## START Exercise data

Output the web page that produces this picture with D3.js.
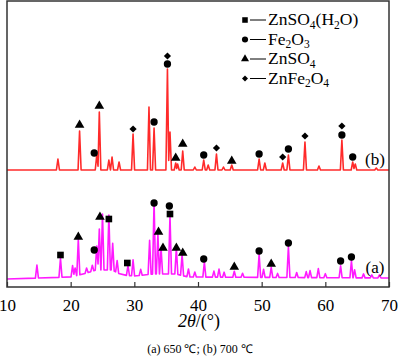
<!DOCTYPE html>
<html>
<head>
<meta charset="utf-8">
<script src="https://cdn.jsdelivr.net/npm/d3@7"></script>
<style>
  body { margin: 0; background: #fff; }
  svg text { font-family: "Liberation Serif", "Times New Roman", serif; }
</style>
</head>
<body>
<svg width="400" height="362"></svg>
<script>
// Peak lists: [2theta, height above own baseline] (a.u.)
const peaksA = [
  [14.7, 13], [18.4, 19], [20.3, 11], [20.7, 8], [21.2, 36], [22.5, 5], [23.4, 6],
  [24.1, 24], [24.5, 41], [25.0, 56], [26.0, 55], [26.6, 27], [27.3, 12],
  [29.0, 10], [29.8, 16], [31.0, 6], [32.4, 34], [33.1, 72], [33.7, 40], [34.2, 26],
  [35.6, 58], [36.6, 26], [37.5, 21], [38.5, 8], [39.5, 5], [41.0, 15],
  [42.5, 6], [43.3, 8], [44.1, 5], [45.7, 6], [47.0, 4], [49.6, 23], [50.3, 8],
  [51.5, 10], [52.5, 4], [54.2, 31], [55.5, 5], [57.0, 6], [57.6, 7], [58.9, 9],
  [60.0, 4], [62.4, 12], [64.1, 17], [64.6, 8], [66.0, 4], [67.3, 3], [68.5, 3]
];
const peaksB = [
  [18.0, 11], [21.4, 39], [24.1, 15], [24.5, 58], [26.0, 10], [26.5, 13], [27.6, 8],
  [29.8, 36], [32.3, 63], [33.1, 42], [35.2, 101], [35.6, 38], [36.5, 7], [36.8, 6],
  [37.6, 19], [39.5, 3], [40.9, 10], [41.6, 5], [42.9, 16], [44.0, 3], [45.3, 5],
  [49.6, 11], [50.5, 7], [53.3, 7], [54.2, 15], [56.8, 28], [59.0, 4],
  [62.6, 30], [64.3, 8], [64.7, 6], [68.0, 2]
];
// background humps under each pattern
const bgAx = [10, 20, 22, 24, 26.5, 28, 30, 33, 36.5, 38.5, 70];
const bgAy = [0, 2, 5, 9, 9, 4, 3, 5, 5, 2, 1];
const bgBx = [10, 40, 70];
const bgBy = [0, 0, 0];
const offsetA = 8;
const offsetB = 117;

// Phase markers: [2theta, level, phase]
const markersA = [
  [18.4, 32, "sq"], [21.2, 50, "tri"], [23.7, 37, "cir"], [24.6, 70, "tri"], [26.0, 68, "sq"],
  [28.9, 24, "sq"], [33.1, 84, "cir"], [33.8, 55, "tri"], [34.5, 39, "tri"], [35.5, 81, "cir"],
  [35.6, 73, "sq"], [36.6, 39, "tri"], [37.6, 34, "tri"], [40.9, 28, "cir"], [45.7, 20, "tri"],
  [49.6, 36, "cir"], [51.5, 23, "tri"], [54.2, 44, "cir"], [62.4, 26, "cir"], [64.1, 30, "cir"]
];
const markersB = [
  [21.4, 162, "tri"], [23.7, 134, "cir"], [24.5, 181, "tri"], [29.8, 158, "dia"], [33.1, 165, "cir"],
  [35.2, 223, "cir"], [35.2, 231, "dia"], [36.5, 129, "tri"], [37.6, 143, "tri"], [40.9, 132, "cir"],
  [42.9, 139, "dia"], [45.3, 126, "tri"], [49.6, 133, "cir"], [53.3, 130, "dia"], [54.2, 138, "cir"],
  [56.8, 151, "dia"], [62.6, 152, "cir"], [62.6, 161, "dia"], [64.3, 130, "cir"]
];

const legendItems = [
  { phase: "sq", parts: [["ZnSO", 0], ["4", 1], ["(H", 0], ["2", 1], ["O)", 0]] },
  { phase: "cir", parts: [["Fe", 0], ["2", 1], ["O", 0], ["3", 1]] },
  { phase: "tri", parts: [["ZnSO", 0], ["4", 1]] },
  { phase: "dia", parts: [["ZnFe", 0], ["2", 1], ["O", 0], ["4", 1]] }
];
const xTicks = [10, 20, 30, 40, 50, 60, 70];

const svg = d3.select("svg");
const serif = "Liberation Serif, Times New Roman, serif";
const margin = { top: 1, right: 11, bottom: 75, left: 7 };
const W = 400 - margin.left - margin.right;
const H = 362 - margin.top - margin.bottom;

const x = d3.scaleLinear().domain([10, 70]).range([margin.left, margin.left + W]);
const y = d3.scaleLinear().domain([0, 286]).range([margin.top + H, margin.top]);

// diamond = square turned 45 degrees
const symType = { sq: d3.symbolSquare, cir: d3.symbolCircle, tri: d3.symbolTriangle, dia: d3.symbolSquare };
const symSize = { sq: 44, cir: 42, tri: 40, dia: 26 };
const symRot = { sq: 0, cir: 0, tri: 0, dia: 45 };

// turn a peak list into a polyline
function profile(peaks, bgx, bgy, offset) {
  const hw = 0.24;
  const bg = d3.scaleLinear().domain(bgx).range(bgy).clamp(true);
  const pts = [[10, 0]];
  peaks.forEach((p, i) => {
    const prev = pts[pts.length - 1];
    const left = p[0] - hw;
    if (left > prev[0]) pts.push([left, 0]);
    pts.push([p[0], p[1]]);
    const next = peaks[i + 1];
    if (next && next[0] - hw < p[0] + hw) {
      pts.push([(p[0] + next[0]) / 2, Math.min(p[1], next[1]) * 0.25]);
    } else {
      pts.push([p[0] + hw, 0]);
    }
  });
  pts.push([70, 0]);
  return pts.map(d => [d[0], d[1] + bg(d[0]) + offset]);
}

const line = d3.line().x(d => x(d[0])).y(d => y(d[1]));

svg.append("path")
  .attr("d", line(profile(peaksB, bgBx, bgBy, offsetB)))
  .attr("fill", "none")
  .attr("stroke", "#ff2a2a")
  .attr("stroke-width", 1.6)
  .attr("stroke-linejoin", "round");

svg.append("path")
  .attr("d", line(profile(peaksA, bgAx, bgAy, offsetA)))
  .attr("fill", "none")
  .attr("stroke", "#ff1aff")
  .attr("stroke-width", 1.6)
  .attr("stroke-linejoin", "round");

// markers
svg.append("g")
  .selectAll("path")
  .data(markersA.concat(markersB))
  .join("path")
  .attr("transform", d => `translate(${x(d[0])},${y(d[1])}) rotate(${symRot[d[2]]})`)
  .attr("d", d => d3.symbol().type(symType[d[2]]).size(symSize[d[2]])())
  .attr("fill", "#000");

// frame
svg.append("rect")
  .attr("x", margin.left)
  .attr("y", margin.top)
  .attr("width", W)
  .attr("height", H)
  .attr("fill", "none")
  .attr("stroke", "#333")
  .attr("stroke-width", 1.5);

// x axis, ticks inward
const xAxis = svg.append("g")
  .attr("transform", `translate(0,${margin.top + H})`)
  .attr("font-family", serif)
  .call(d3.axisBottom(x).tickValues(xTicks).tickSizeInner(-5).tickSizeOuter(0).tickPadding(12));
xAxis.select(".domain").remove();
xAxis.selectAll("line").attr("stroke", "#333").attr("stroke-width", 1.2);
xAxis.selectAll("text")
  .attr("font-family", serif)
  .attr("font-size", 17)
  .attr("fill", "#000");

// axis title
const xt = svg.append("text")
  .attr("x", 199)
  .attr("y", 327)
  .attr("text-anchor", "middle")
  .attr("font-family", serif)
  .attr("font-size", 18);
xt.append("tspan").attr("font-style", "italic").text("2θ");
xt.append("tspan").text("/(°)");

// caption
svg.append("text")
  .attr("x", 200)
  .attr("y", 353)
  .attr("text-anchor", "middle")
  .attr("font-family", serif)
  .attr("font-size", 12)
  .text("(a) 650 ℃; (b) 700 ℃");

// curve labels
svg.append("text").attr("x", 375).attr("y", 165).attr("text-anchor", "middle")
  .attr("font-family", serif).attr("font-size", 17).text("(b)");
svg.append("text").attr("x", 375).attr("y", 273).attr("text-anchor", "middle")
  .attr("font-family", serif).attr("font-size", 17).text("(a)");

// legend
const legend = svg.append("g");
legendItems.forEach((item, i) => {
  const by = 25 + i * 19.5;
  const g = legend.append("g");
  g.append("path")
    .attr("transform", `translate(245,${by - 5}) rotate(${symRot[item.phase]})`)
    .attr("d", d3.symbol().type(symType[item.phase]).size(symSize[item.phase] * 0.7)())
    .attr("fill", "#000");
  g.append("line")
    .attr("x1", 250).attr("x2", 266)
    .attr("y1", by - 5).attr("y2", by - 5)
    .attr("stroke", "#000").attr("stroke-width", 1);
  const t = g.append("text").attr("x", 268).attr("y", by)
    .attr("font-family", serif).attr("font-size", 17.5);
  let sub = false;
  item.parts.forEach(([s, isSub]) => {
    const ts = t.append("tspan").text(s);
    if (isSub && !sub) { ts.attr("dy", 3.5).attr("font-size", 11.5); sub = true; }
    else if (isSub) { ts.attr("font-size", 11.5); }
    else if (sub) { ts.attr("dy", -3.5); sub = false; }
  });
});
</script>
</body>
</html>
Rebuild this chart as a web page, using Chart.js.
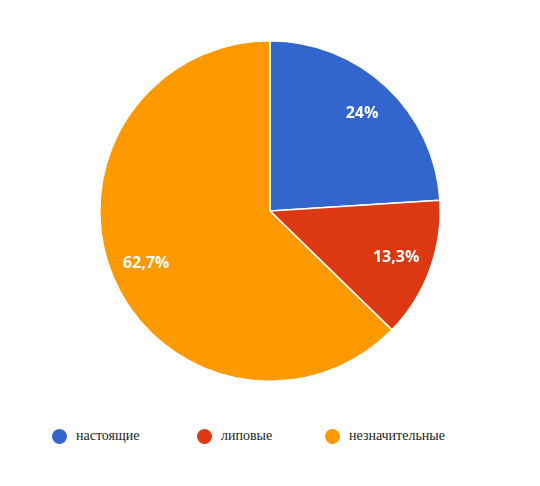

## END Exercise data

Do this: Return nothing but the lines running from the start of the data to the line with "const offsetB = 117;", please, both ends included and no pictures.

The response:
Output the web page that produces this picture with D3.js.
<!DOCTYPE html>
<html>
<head>
<meta charset="utf-8">
<script src="https://cdn.jsdelivr.net/npm/d3@7"></script>
<style>
  body { margin: 0; background: #fff; }
  svg text { font-family: "Liberation Serif", "Times New Roman", serif; }
</style>
</head>
<body>
<svg width="400" height="362"></svg>
<script>
// Peak lists: [2theta, height above own baseline] (a.u.)
const peaksA = [
  [14.7, 13], [18.4, 19], [20.3, 11], [20.7, 8], [21.2, 36], [22.5, 5], [23.4, 6],
  [24.1, 24], [24.5, 41], [25.0, 56], [26.0, 55], [26.6, 27], [27.3, 12],
  [29.0, 10], [29.8, 16], [31.0, 6], [32.4, 34], [33.1, 72], [33.7, 40], [34.2, 26],
  [35.6, 58], [36.6, 26], [37.5, 21], [38.5, 8], [39.5, 5], [41.0, 15],
  [42.5, 6], [43.3, 8], [44.1, 5], [45.7, 6], [47.0, 4], [49.6, 23], [50.3, 8],
  [51.5, 10], [52.5, 4], [54.2, 31], [55.5, 5], [57.0, 6], [57.6, 7], [58.9, 9],
  [60.0, 4], [62.4, 12], [64.1, 17], [64.6, 8], [66.0, 4], [67.3, 3], [68.5, 3]
];
const peaksB = [
  [18.0, 11], [21.4, 39], [24.1, 15], [24.5, 58], [26.0, 10], [26.5, 13], [27.6, 8],
  [29.8, 36], [32.3, 63], [33.1, 42], [35.2, 101], [35.6, 38], [36.5, 7], [36.8, 6],
  [37.6, 19], [39.5, 3], [40.9, 10], [41.6, 5], [42.9, 16], [44.0, 3], [45.3, 5],
  [49.6, 11], [50.5, 7], [53.3, 7], [54.2, 15], [56.8, 28], [59.0, 4],
  [62.6, 30], [64.3, 8], [64.7, 6], [68.0, 2]
];
// background humps under each pattern
const bgAx = [10, 20, 22, 24, 26.5, 28, 30, 33, 36.5, 38.5, 70];
const bgAy = [0, 2, 5, 9, 9, 4, 3, 5, 5, 2, 1];
const bgBx = [10, 40, 70];
const bgBy = [0, 0, 0];
const offsetA = 8;
const offsetB = 117;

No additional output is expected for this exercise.